**EXERCISE GOAL:** Restate each line of the listing exactly, without carrying over any pictures.

::::

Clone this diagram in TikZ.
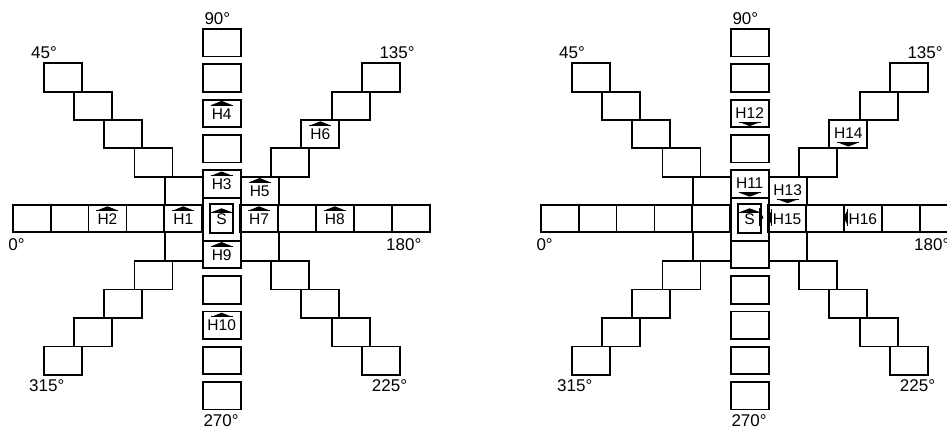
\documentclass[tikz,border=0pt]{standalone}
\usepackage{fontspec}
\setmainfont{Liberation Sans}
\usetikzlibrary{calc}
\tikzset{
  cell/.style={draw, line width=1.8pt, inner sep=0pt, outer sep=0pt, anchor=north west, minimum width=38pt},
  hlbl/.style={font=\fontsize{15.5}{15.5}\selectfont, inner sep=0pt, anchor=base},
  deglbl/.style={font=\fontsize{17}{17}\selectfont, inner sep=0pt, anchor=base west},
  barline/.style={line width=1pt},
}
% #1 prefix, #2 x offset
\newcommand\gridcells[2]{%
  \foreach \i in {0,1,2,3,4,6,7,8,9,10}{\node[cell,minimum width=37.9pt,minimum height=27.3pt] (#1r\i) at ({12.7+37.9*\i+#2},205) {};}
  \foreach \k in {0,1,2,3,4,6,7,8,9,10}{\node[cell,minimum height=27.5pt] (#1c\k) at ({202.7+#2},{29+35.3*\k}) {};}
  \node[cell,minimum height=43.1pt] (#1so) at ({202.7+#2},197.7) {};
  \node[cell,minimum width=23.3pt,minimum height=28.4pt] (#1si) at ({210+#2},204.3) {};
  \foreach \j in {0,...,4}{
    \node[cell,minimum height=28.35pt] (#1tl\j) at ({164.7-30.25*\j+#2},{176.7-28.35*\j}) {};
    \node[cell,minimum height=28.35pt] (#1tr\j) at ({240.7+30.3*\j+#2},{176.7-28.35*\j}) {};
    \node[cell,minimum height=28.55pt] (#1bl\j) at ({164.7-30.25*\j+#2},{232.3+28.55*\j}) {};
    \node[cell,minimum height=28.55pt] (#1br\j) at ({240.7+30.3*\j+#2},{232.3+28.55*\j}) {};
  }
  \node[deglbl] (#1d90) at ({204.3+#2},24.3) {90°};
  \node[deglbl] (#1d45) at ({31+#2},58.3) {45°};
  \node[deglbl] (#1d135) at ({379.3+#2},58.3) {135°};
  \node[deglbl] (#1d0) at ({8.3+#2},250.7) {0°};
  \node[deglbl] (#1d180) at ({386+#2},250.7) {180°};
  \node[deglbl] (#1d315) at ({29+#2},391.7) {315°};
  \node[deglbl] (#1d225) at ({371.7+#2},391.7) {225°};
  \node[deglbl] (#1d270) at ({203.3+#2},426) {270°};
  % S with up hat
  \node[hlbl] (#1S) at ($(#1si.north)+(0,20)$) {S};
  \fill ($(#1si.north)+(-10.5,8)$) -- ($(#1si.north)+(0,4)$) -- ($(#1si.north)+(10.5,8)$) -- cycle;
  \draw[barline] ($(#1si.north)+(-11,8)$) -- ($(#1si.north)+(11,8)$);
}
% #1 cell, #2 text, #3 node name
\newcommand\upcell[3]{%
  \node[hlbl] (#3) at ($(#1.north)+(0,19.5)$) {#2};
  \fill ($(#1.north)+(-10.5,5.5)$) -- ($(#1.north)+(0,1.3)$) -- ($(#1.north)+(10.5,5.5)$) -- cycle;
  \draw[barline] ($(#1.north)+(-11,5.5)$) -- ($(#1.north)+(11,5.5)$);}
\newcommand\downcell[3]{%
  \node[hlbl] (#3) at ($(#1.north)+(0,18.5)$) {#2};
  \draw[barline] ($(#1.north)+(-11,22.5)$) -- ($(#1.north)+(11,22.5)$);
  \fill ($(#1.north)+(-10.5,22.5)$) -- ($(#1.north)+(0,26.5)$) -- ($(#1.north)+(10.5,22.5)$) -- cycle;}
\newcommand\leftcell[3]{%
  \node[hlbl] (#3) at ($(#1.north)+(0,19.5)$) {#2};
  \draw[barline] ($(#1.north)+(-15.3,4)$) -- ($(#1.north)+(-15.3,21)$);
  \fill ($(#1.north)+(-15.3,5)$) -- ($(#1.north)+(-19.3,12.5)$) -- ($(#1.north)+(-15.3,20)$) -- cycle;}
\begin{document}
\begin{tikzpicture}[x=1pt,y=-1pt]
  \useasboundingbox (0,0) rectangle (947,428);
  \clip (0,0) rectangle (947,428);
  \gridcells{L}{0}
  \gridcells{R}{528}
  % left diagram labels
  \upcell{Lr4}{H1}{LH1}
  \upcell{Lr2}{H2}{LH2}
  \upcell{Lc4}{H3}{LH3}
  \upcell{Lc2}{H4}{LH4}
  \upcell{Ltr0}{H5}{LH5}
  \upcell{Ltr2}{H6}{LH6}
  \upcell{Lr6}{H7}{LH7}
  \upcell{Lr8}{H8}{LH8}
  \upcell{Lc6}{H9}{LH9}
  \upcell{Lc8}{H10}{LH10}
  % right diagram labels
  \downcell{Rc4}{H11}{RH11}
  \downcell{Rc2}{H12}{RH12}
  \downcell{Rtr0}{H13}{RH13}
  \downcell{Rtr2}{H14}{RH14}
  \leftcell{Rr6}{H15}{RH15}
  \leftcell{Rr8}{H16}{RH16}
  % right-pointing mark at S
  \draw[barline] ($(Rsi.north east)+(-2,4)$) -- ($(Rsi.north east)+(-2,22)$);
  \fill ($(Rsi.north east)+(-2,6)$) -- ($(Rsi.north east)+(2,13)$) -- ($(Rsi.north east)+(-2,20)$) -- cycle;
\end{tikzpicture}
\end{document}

::::

**ANSWER TO THIS TASK:**
Clone this diagram in TikZ.
\documentclass[tikz,border=0pt]{standalone}
\usepackage{fontspec}
\setmainfont{Liberation Sans}
\usetikzlibrary{calc}
\tikzset{
  cell/.style={draw, line width=1.8pt, inner sep=0pt, outer sep=0pt, anchor=north west, minimum width=38pt},
  hlbl/.style={font=\fontsize{15.5}{15.5}\selectfont, inner sep=0pt, anchor=base},
  deglbl/.style={font=\fontsize{17}{17}\selectfont, inner sep=0pt, anchor=base west},
  barline/.style={line width=1pt},
}
% #1 prefix, #2 x offset
\newcommand\gridcells[2]{%
  \foreach \i in {0,1,2,3,4,6,7,8,9,10}{\node[cell,minimum width=37.9pt,minimum height=27.3pt] (#1r\i) at ({12.7+37.9*\i+#2},205) {};}
  \foreach \k in {0,1,2,3,4,6,7,8,9,10}{\node[cell,minimum height=27.5pt] (#1c\k) at ({202.7+#2},{29+35.3*\k}) {};}
  \node[cell,minimum height=43.1pt] (#1so) at ({202.7+#2},197.7) {};
  \node[cell,minimum width=23.3pt,minimum height=28.4pt] (#1si) at ({210+#2},204.3) {};
  \foreach \j in {0,...,4}{
    \node[cell,minimum height=28.35pt] (#1tl\j) at ({164.7-30.25*\j+#2},{176.7-28.35*\j}) {};
    \node[cell,minimum height=28.35pt] (#1tr\j) at ({240.7+30.3*\j+#2},{176.7-28.35*\j}) {};
    \node[cell,minimum height=28.55pt] (#1bl\j) at ({164.7-30.25*\j+#2},{232.3+28.55*\j}) {};
    \node[cell,minimum height=28.55pt] (#1br\j) at ({240.7+30.3*\j+#2},{232.3+28.55*\j}) {};
  }
  \node[deglbl] (#1d90) at ({204.3+#2},24.3) {90°};
  \node[deglbl] (#1d45) at ({31+#2},58.3) {45°};
  \node[deglbl] (#1d135) at ({379.3+#2},58.3) {135°};
  \node[deglbl] (#1d0) at ({8.3+#2},250.7) {0°};
  \node[deglbl] (#1d180) at ({386+#2},250.7) {180°};
  \node[deglbl] (#1d315) at ({29+#2},391.7) {315°};
  \node[deglbl] (#1d225) at ({371.7+#2},391.7) {225°};
  \node[deglbl] (#1d270) at ({203.3+#2},426) {270°};
  % S with up hat
  \node[hlbl] (#1S) at ($(#1si.north)+(0,20)$) {S};
  \fill ($(#1si.north)+(-10.5,8)$) -- ($(#1si.north)+(0,4)$) -- ($(#1si.north)+(10.5,8)$) -- cycle;
  \draw[barline] ($(#1si.north)+(-11,8)$) -- ($(#1si.north)+(11,8)$);
}
% #1 cell, #2 text, #3 node name
\newcommand\upcell[3]{%
  \node[hlbl] (#3) at ($(#1.north)+(0,19.5)$) {#2};
  \fill ($(#1.north)+(-10.5,5.5)$) -- ($(#1.north)+(0,1.3)$) -- ($(#1.north)+(10.5,5.5)$) -- cycle;
  \draw[barline] ($(#1.north)+(-11,5.5)$) -- ($(#1.north)+(11,5.5)$);}
\newcommand\downcell[3]{%
  \node[hlbl] (#3) at ($(#1.north)+(0,18.5)$) {#2};
  \draw[barline] ($(#1.north)+(-11,22.5)$) -- ($(#1.north)+(11,22.5)$);
  \fill ($(#1.north)+(-10.5,22.5)$) -- ($(#1.north)+(0,26.5)$) -- ($(#1.north)+(10.5,22.5)$) -- cycle;}
\newcommand\leftcell[3]{%
  \node[hlbl] (#3) at ($(#1.north)+(0,19.5)$) {#2};
  \draw[barline] ($(#1.north)+(-15.3,4)$) -- ($(#1.north)+(-15.3,21)$);
  \fill ($(#1.north)+(-15.3,5)$) -- ($(#1.north)+(-19.3,12.5)$) -- ($(#1.north)+(-15.3,20)$) -- cycle;}
\begin{document}
\begin{tikzpicture}[x=1pt,y=-1pt]
  \useasboundingbox (0,0) rectangle (947,428);
  \clip (0,0) rectangle (947,428);
  \gridcells{L}{0}
  \gridcells{R}{528}
  % left diagram labels
  \upcell{Lr4}{H1}{LH1}
  \upcell{Lr2}{H2}{LH2}
  \upcell{Lc4}{H3}{LH3}
  \upcell{Lc2}{H4}{LH4}
  \upcell{Ltr0}{H5}{LH5}
  \upcell{Ltr2}{H6}{LH6}
  \upcell{Lr6}{H7}{LH7}
  \upcell{Lr8}{H8}{LH8}
  \upcell{Lc6}{H9}{LH9}
  \upcell{Lc8}{H10}{LH10}
  % right diagram labels
  \downcell{Rc4}{H11}{RH11}
  \downcell{Rc2}{H12}{RH12}
  \downcell{Rtr0}{H13}{RH13}
  \downcell{Rtr2}{H14}{RH14}
  \leftcell{Rr6}{H15}{RH15}
  \leftcell{Rr8}{H16}{RH16}
  % right-pointing mark at S
  \draw[barline] ($(Rsi.north east)+(-2,4)$) -- ($(Rsi.north east)+(-2,22)$);
  \fill ($(Rsi.north east)+(-2,6)$) -- ($(Rsi.north east)+(2,13)$) -- ($(Rsi.north east)+(-2,20)$) -- cycle;
\end{tikzpicture}
\end{document}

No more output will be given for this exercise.